You could just pump air down.
Harness some oxen up to a really big bellows and constantly push fresh clean air down through specially cut channels, or even through tubes made of wire and oil cloth.
The bellows could be as big as you'd like, and if you had several large bellows working in series you could keep the air flowing constantly.
Ville Niemi's answer of having ventilation shafts letting cool air down and furnaces lifting hot air up is probably best for the established areas of the mine, but in new passages where ventilation hasn't been dug you'd want to have a way to push good air in reliably.
For very deep mines, you have to watch out for auto compression (air heats up when it is compressed, and dropping deep into a mine will compress it, causing you to get negative cooling from the air), meaning that airflow should be kept to just what is needed to remove dust and gasses in those cases. Just something to consider.
So, your biggest problem is not going to be bad air. It is going to be cooling.
The temperature of a mine rises 25 °C per km of depth (1 °F per 70 feet of depth). Add to that the problem of auto compression, which you'll face in either a forced air system or naturally circulated system, and it is going to be hot once you go down a ways.

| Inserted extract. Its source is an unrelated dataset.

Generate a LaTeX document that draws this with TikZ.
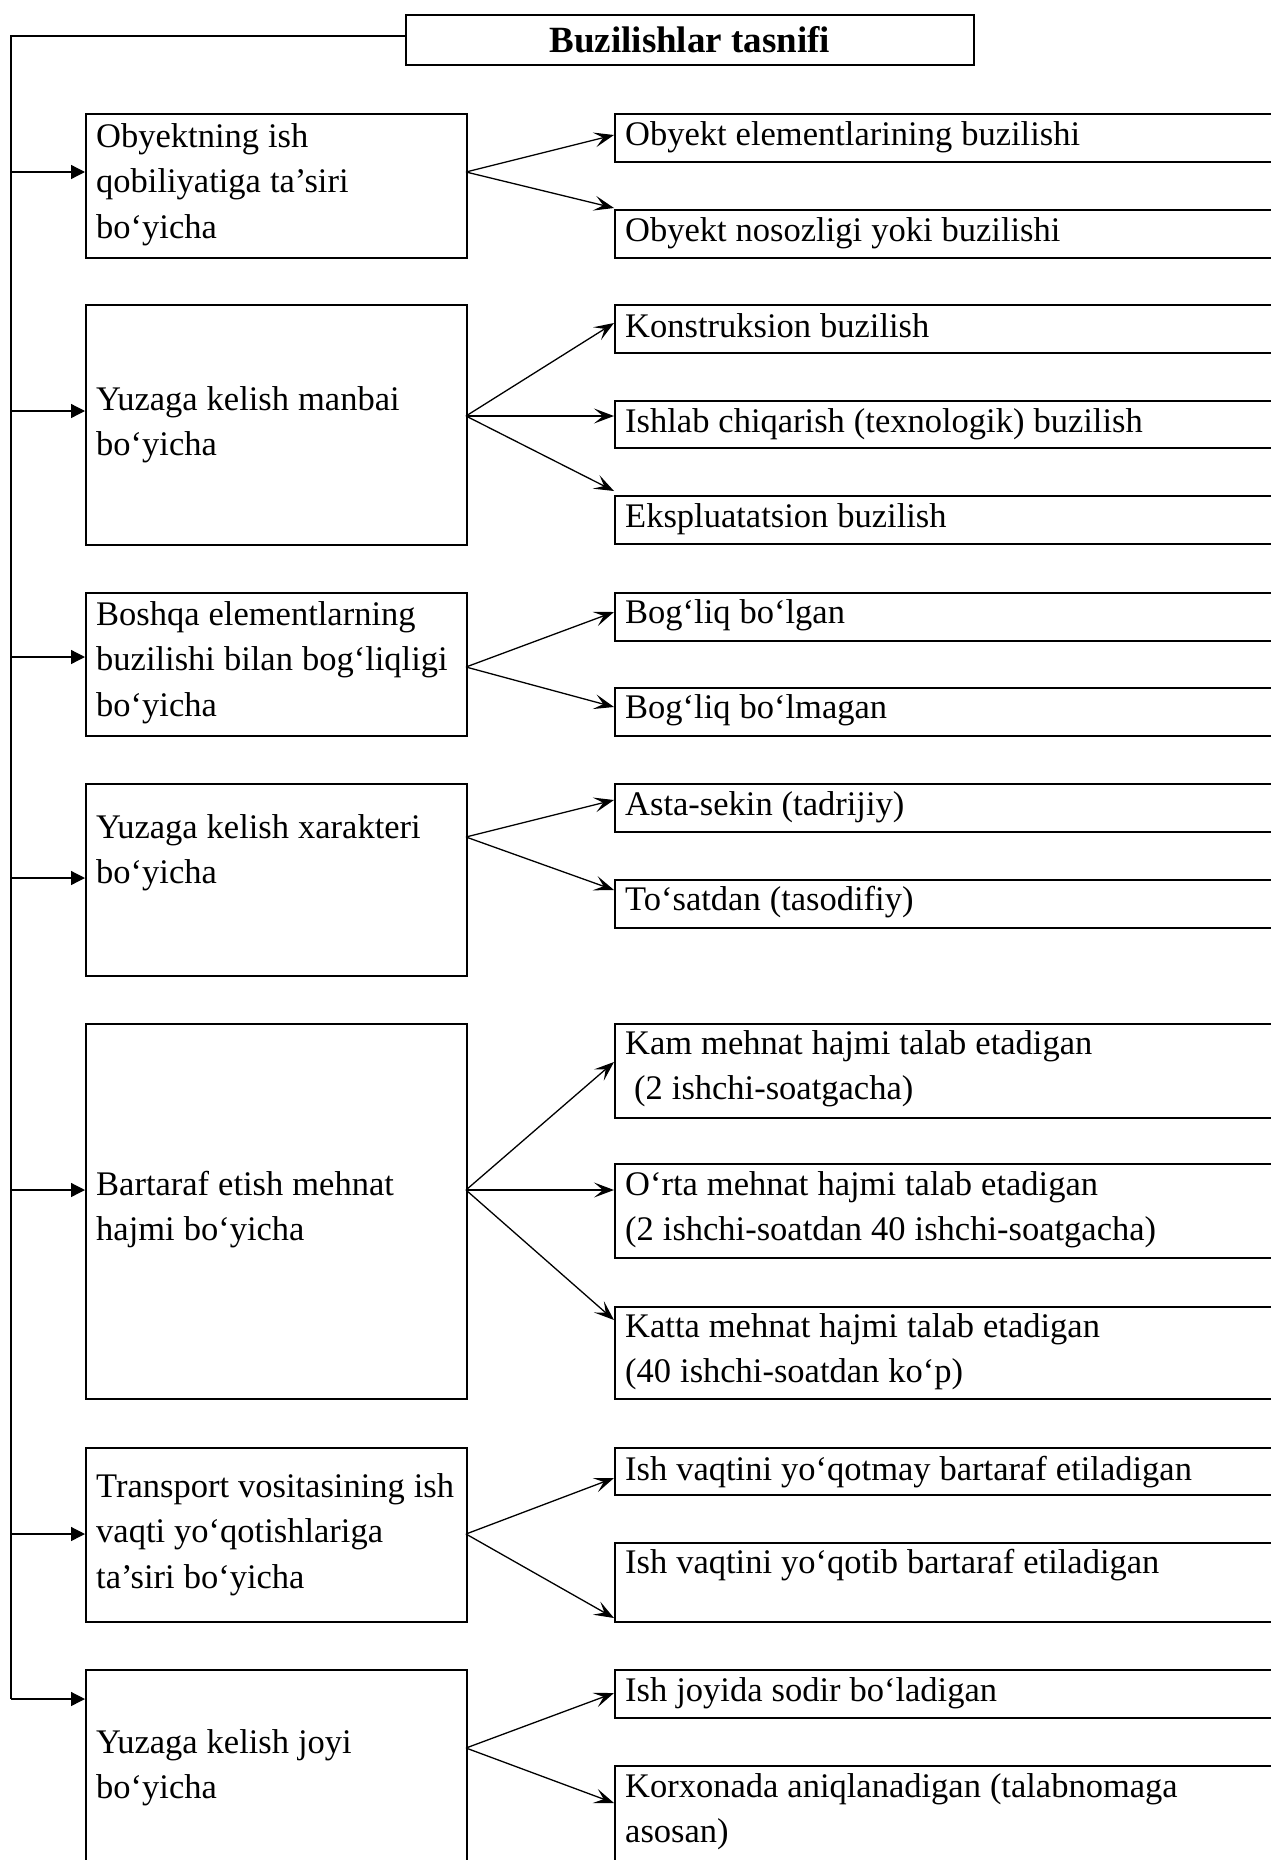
\documentclass[tikz,border=0pt]{standalone}
\usepackage{fontspec}
\setmainfont{Liberation Serif}
\usetikzlibrary{arrows.meta}
\newcommand{\bodyfont}{\fontsize{34.5pt}{45.7pt}\selectfont}
\newcommand{\tightspace}{\spaceskip=9pt plus 2pt minus 1pt\relax\xspaceskip=9pt\relax}
\begin{document}
\begin{tikzpicture}[x=1pt,y=-1pt,
  box/.style={draw, line width=1.6pt, rectangle, inner sep=0pt, anchor=north west},
  lbox/.style={box, minimum width=381pt},
  rbox/.style={box, minimum width=700pt},
  ltxt/.style={inner sep=0pt, anchor=base west, align=left, text width=420pt, font=\bodyfont, execute at begin node=\tightspace},
  rtxt/.style={inner sep=0pt, anchor=base west, align=left, text width=640pt, font=\bodyfont, execute at begin node=\tightspace},
  trunk/.style={line width=1.3pt},
  inarrow/.style={line width=1.3pt, -{Triangle[length=14pt,width=14pt]}},
  outarrow/.style={line width=1.3pt, -{Stealth[length=20pt,width=15pt,inset=9pt]}}
]
\useasboundingbox (0,0) rectangle (1271,1860);
\clip (0,0) rectangle (1271,1860);

% title
\node[box, minimum width=568pt, minimum height=50pt, font=\bfseries\fontsize{37pt}{44pt}\selectfont] (T) at (405,14) {Buzilishlar tasnifi};

% left boxes
\node[lbox, minimum height=144pt] (L1) at (85,113) {};
\node[lbox, minimum height=240pt] (L2) at (85,304) {};
\node[lbox, minimum height=143pt] (L3) at (85,592) {};
\node[lbox, minimum height=192pt] (L4) at (85,783) {};
\node[lbox, minimum height=375pt] (L5) at (85,1023) {};
\node[lbox, minimum height=174pt] (L6) at (85,1447) {};
\node[lbox, minimum height=231pt] (L7) at (85,1669) {};

\node[ltxt] (L1t) at (96,147) {Obyektning ish\\qobiliyatiga ta’siri\\bo‘yicha};
\node[ltxt] (L2t) at (96,410) {Yuzaga kelish manbai\\bo‘yicha};
\node[ltxt] (L3t) at (96,625) {Boshqa elementlarning\\buzilishi bilan bog‘liqligi\\bo‘yicha};
\node[ltxt] (L4t) at (96,838) {Yuzaga kelish xarakteri\\bo‘yicha};
\node[ltxt] (L5t) at (96,1195) {Bartaraf etish mehnat\\hajmi bo‘yicha};
\node[ltxt] (L6t) at (96,1497) {Transport vositasining ish\\vaqti yo‘qotishlariga\\ta’siri bo‘yicha};
\node[ltxt] (L7t) at (96,1753) {Yuzaga kelish joyi\\bo‘yicha};

% right boxes
\node[rbox, minimum height=48pt] (R1a) at (614,113) {};
\node[rbox, minimum height=48pt] (R1b) at (614,209) {};
\node[rbox, minimum height=48pt] (R2a) at (614,304) {};
\node[rbox, minimum height=47pt] (R2b) at (614,400) {};
\node[rbox, minimum height=48pt] (R2c) at (614,495) {};
\node[rbox, minimum height=48pt] (R3a) at (614,592) {};
\node[rbox, minimum height=48pt] (R3b) at (614,687) {};
\node[rbox, minimum height=48pt] (R4a) at (614,783) {};
\node[rbox, minimum height=48pt] (R4b) at (614,879) {};
\node[rbox, minimum height=94pt] (R5a) at (614,1023) {};
\node[rbox, minimum height=94pt] (R5b) at (614,1163) {};
\node[rbox, minimum height=92pt] (R5c) at (614,1306) {};
\node[rbox, minimum height=47pt] (R6a) at (614,1447) {};
\node[rbox, minimum height=79pt] (R6b) at (614,1542) {};
\node[rbox, minimum height=48pt] (R7a) at (614,1669) {};
\node[rbox, minimum height=135pt] (R7b) at (614,1765) {};

\node[rtxt] (R1at) at (625,145) {Obyekt elementlarining buzilishi};
\node[rtxt] (R1bt) at (625,241) {Obyekt nosozligi yoki buzilishi};
\node[rtxt] (R2at) at (625,337) {Konstruksion buzilish};
\node[rtxt] (R2bt) at (625,432) {Ishlab chiqarish (texnologik) buzilish};
\node[rtxt] (R2ct) at (625,527) {Ekspluatatsion buzilish};
\node[rtxt] (R3at) at (625,623) {Bog‘liq bo‘lgan};
\node[rtxt] (R3bt) at (625,718) {Bog‘liq bo‘lmagan};
\node[rtxt] (R4at) at (625,815) {Asta-sekin (tadrijiy)};
\node[rtxt] (R4bt) at (625,910) {To‘satdan (tasodifiy)};
\node[rtxt] (R5at) at (625,1054) {Kam mehnat hajmi talab etadigan\\\ (2 ishchi-soatgacha)};
\node[rtxt] (R5bt) at (625,1195) {O‘rta mehnat hajmi talab etadigan\\(2 ishchi-soatdan 40 ishchi-soatgacha)};
\node[rtxt] (R5ct) at (625,1337) {Katta mehnat hajmi talab etadigan\\(40 ishchi-soatdan ko‘p)};
\node[rtxt] (R6at) at (625,1480) {Ish vaqtini yo‘qotmay bartaraf etiladigan};
\node[rtxt] (R6bt) at (625,1573) {Ish vaqtini yo‘qotib bartaraf etiladigan};
\node[rtxt] (R7at) at (625,1701) {Ish joyida sodir bo‘ladigan};
\node[rtxt] (R7bt) at (625,1797) {Korxonada aniqlanadigan (talabnomaga\\asosan)};

% trunk
\coordinate (c0) at (11,36);
\coordinate (a1) at (11,172);
\coordinate (a2) at (11,411);
\coordinate (a3) at (11,657);
\coordinate (a4) at (11,878);
\coordinate (a5) at (11,1190);
\coordinate (a6) at (11,1534);
\coordinate (a7) at (11,1699);
\draw[trunk] (T.west |- c0) -- (c0) -- (a7);
\draw[inarrow] (a1) -- (a1 -| L1.west);
\draw[inarrow] (a2) -- (a2 -| L2.west);
\draw[inarrow] (a3) -- (a3 -| L3.west);
\draw[inarrow] (a4) -- (a4 -| L4.west);
\draw[inarrow] (a5) -- (a5 -| L5.west);
\draw[inarrow] (a6) -- (a6 -| L6.west);
\draw[inarrow] (a7) -- (a7 -| L7.west);

% branch sources
\coordinate (s1) at (466,172);
\coordinate (s2) at (466,416);
\coordinate (s3) at (466,667);
\coordinate (s4) at (466,837);
\coordinate (s5) at (466,1190);
\coordinate (s6) at (466,1534);
\coordinate (s7) at (466,1748);
% branch targets
\coordinate (t1a) at (614,135);
\coordinate (t1b) at (614,208);
\coordinate (t2a) at (614,323);
\coordinate (t2b) at (614,416);
\coordinate (t2c) at (614,491);
\coordinate (t3a) at (614,612);
\coordinate (t3b) at (614,707);
\coordinate (t4a) at (614,800);
\coordinate (t4b) at (614,890);
\coordinate (t5a) at (614,1062);
\coordinate (t5b) at (614,1190);
\coordinate (t5c) at (614,1320);
\coordinate (t6a) at (614,1478);
\coordinate (t6b) at (614,1618);
\coordinate (t7a) at (614,1693);
\coordinate (t7b) at (614,1803);

\draw[outarrow] (s1) -- (t1a);
\draw[outarrow] (s1) -- (t1b);
\draw[outarrow] (s2) -- (t2a);
\draw[outarrow] (s2) -- (t2b);
\draw[outarrow] (s2) -- (t2c);
\draw[outarrow] (s3) -- (t3a);
\draw[outarrow] (s3) -- (t3b);
\draw[outarrow] (s4) -- (t4a);
\draw[outarrow] (s4) -- (t4b);
\draw[outarrow] (s5) -- (t5a);
\draw[outarrow] (s5) -- (t5b);
\draw[outarrow] (s5) -- (t5c);
\draw[outarrow] (s6) -- (t6a);
\draw[outarrow] (s6) -- (t6b);
\draw[outarrow] (s7) -- (t7a);
\draw[outarrow] (s7) -- (t7b);
\end{tikzpicture}
\end{document}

The bellows wouldn't have to be excessively big, because the more air you push down, the hotter it will get. Meaning you only want just enough to keep the bad air down and help manage the mining dust.
Refrigeration accounts for about half of the energy usage in modern day mines, and while there are some low power methods, like ice cooling, you have to have access to ice.
There might be other ways, depending on where your mine is.
For instance, if your mine is high in the mountains, then it could be really really deep, and still have drainage for an underground river, which could be used as a heat sink, and could allow for ventilation too.
Another way would be to have stages, with another set of bellows every half KM down, and another set of bellows where air is drawn back up with a reverse bellows; hook the air intake on the bellows to an air duct deep in the mine, and every time it blows to a higher stage it will draw air up from below.
The de-compression and low pressure caused by this would cool the air down below, and hopefully balance out the auto compression, while also helping pull heavier bad air out.